In my view, the industrial revolution was not 100 years ago, for that was just the very short lived steam revolution. The real industrial revolution is that of the vertical waterwheel.

Waterpowered mills were not just for grinding corn to make flour. Waterpowered manufacturing processes were developed for almost every kind of product in everyday use through the ages. In the UK we still have working watermills for weaving, flint grinding, china clay, grinding cutlery and tools, silk printing, cotton, needle making, snuff grinding, starch, mustard and washing blue, weaving, woolen fulling, wood turning, of course paper making, beer production, gunpowder (though many used to explode, so there's not too many around), hammer forge, oil manufacture, cider press, screws and nail making, putty, flax, leather cutting, tanning, ore crushing, sawing, agricultural machinery, and paint making. I can give you examples of where to find all these.

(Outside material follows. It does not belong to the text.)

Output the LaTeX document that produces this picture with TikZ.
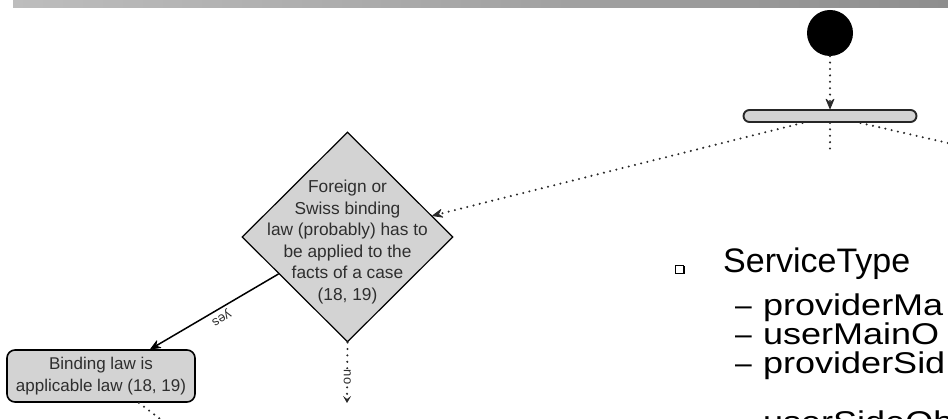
\documentclass[tikz,border=0pt]{standalone}
\usepackage{fontspec}
\setmainfont{Liberation Sans}
\usetikzlibrary{arrows.meta,shapes.geometric,calc}
\definecolor{boxgray}{HTML}{D3D3D3}
\definecolor{txtgray}{HTML}{2E2E2E}
\definecolor{dotgray}{HTML}{2A2A2A}
\definecolor{barleft}{HTML}{BDBDBD}
\definecolor{barright}{HTML}{8E8E8E}
\begin{document}
\begin{tikzpicture}[x=1pt,y=-1pt,
  dotline/.style={draw=dotgray, line width=2.3pt, line cap=round, dash pattern=on 0pt off 6.4pt},
  bigtip/.style={-{Stealth[length=12pt,width=10pt,inset=4.5pt,line width=0.8pt,line cap=butt,round]}},
  smalltip/.style={-{Stealth[length=7pt,width=8pt,inset=3pt,line width=0.8pt,line cap=butt]}},
  graybox/.style={draw=black, fill=boxgray, text=txtgray, font=\fontsize{17}{21.5}\selectfont, align=center},
  lbl/.style={text=txtgray, font=\fontsize{13}{13}\selectfont, inner sep=2.5pt},
  subitem/.style={anchor=base west, inner sep=0, font=\fontsize{30}{30}\selectfont\addfontfeature{FakeStretch=1.2}, text=black},
  subdash/.style={anchor=base west, inner sep=0, font=\fontsize{30}{30}\selectfont, text=black}]
\useasboundingbox (0,0) rectangle (948,419);
\clip (0,0) rectangle (948,419);
% top bar
\shade[left color=barleft, right color=barright] (13,0) rectangle (948,7.3);
% start node and fork
\node[circle, fill=black, minimum size=46pt, inner sep=0] (start) at (830,33) {};
\node[draw=black!85, line width=1.9pt, fill=boxgray, rounded corners=6pt, minimum width=173pt, minimum height=12pt, inner sep=0] (fork) at (830,116) {};
% decision
\node[diamond, aspect=1, draw=black, line width=1.2pt, fill=boxgray, minimum width=211pt, minimum height=210pt, inner sep=0] (dia) at (347.5,237) {};
\node[align=center, text=txtgray, font=\fontsize{17.3}{21.5}\selectfont, inner sep=0] (diatxt) at (347.5,242) {Foreign or\\Swiss binding\\law (probably) has to\\be applied to the\\facts of a case\\(18, 19)};
% action
\node[graybox, line width=1.6pt, rounded corners=8pt, minimum width=188pt, minimum height=52pt, inner sep=0] (bind) at (101,376) {Binding law is\\applicable law (18, 19)};
% connectors
\draw[dotline, bigtip] (start) -- (fork.north);
\coordinate (fL) at ($(fork.south west)!0.343!(fork.south east)$);
\draw[dotline, bigtip] (fL) -- (dia);
\coordinate (fR) at ($(fork.south west)!0.674!(fork.south east)$);
\coordinate (rEnd) at (960,145.8);
\draw[dotline] (fR) -- (rEnd);
\coordinate (cEnd) at (830,152);
\draw[dotline] (fork.south) -- (cEnd);
\coordinate (ys) at ($(dia.west)!0.35!(dia.south)$);
\coordinate (ye) at ($(bind.north west)!0.76!(bind.north east)$);
\draw[line width=1.5pt, bigtip] (ys) -- (ye) node[lbl, pos=0.48, rotate=210.7, anchor=south] (yes) {yes};
\coordinate (ne) at (347,403);
\draw[dotline, smalltip] (dia.south) -- (ne) node[lbl, pos=0.57, rotate=270, fill=white, inner sep=1pt] (no) {no};
\coordinate (bs) at ($(bind.south west)!0.7!(bind.south east)$);
\coordinate (bEnd) at (177,432);
\draw[dotline] (bs) -- (bEnd);
% right text
\node[fill=black, minimum size=8pt, inner sep=0] (bshad) at (680.5,270.5) {};
\node[draw=black, fill=white, line width=0.7pt, minimum size=8pt, inner sep=0] (bul) at (679,269) {};
\node[anchor=base west, inner sep=0, font=\fontsize{34}{34}\selectfont, text=black] (st) at (723,273) {ServiceType};
\node[subdash] (d1) at (735,316) {–};
\node[subitem] (s1) at (763,316) {providerMa};
\node[subdash] (d2) at (735,345) {–};
\node[subitem] (s2) at (763,345) {userMainO};
\node[subdash] (d3) at (735,374) {–};
\node[subitem] (s3) at (763,374) {providerSid};
\node[subdash] (d4) at (735,433) {–};
\node[subitem] (s4) at (763,433) {userSideOb};
\end{tikzpicture}
\end{document}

At the Mill, we have some books and resources. You can always check out S.P.A.B. (let me know if there's a hitch or to find out more).

For 2,000 years people experimented with the vertical waterwheel in all kinds of ways seeking optimum efficiency. Basically, they fit into four types: overshot, undershot, breastshot and backpitch. Some deciding factors of which type to build where depended on a number of key things, the volume of water, the speed of the flowing water, the gradient in the landscape (or not). Each type had an appropriate application depending whether the intention was to take power from the great swell of the tide or the rush of a small mountain stream, a large flowing river or a still millpond.

In the diagram here, you'll see that Crabble is breastshot because the water meets the waterwheel at it's midpoint and, consequently it rotates anticlockwise. Our wheel is fed by both the small river and the millpond. The pond is like the equivalent to the reserve petrol tank of fuel to drive a car engine.

Our vertical waterwheel is not the original to Crabble, but was added as technology advanced in the mid 1800's. It was state-of-the-art. It had an integral governor set to regulate the speed of the wheel. We understand this to be the only one of it's type to still be in existence. We still use it for our milling today.

There are three sets of governors, two sets to regulate the millstones turning, and the one set to regulate the speed of the waterwheel itself automatically. Therefore, the milling production was the finest that could be achieved with vertical waterwheel technology.

The reason Crabble Mill stopped working commercially in 1893 was simply that new technology took over. The next race commenced rather like 'MSN' and 'Google' for today's internet.

In flour milling by the 1900's waterturbines and steampower were the booming technologies. Rollermills took over from millstones for commercial use and remain so to this day even though they produce an inferior product. They produce large volumes quickly by crushing and smashing the grain into flour, where as millstones do not crush the gain. At Crabble the grain is cut thousands of times as it enters the central 'eye' of the stone and works it's way journeying through to the perimeter edge of the stone. Therefore the integrity of the grain product is still very much intact and it makes for a much more wholesome flour with "now't taken out!".

Nowerdays, we call the kind of mechanisms in Crabble Mill intermediate technology. And, it's not a thing of the past. In many parts of world intermediate technology is being deployed to help resolve some of the very real life and death situations in, for example parts of Africa. They're not building these devices and machine systems just because they are poor, they're doing it because it helps them become more self-sufficient. (I support the work of Practical Action and would like to do more to help their work. Check the link.)

Long live the waterwheel revolution and our waterpower heritage!